LabWhat is Epilepsy?               

Epilepsy is a chronic brain disease of recurrent epileptic seizures. An epileptic seizure is the clinical sign of excessive, abnormal brain electrical activity. The aura is the initial manifestation of a seizure. The ictal period is the actual seizure event manifested by involuntary muscle tone or movement, and/or abnormal behavior lasting usually from seconds to minutes. The post-ictal period occurs after the seizure with periods of disorientation and/or vision and behavior changes.

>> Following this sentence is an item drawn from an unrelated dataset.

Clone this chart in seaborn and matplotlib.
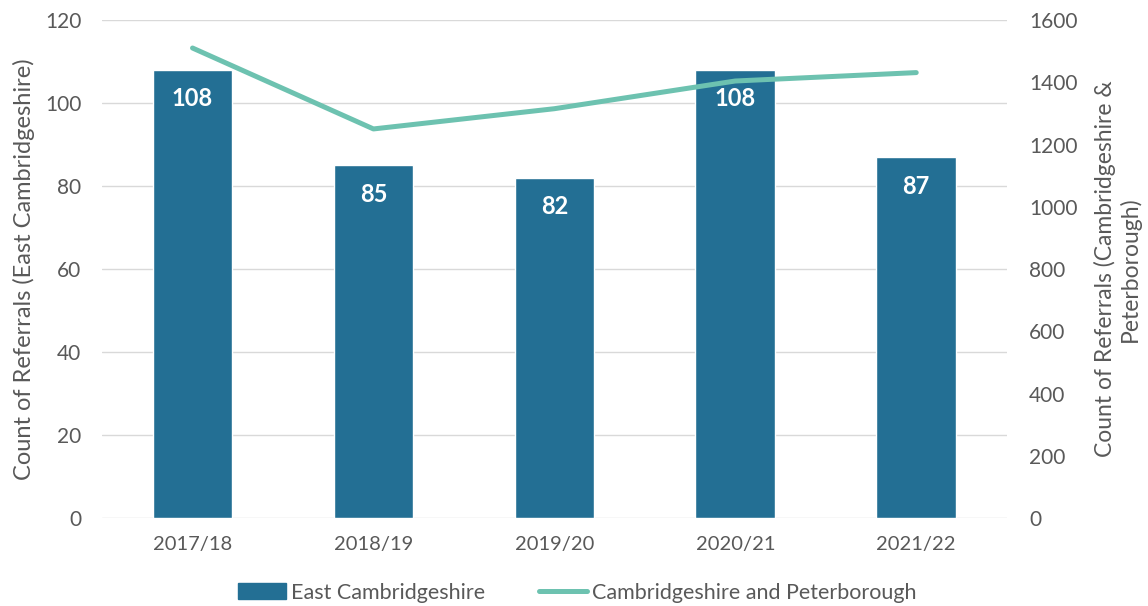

How is Epilepsy Diagnosed?

The most important aspect of the diagnosis is to determine if an underlying cause is present. Initial laboratory testing is performed to see if there is a problem in your pet’s vital body functions. If these tests are normal, then a MRI brain scan is often recommended to visualize any brain changes.  Idiopathic epilepsy is diagnosed if no underlying cause for the seizure can be identified. Symptomatic epilepsy is due to a direct change in the brain tissue, such as encephalitis, tumors, or strokes.  Reactive epileptic seizures occur when a normal brain reacts changes in the body, such as low blood sugar or liver disease.

How is Epilepsy Treated?

The goal of antiepileptic drug (AED) therapy is to decrease in the frequency, severity and post-ictal complications of seizures. Balancing the quality of your pet’s life with seizure control is an important factor.  Many drugs are now available to use in pets that are designed for better control and less side effects. Advances in treatment now allow many epileptic pets to share a long life with their owners.  The key to a successful outcome is working with your veterinarian to establish a treatment plan early in the course of the disease.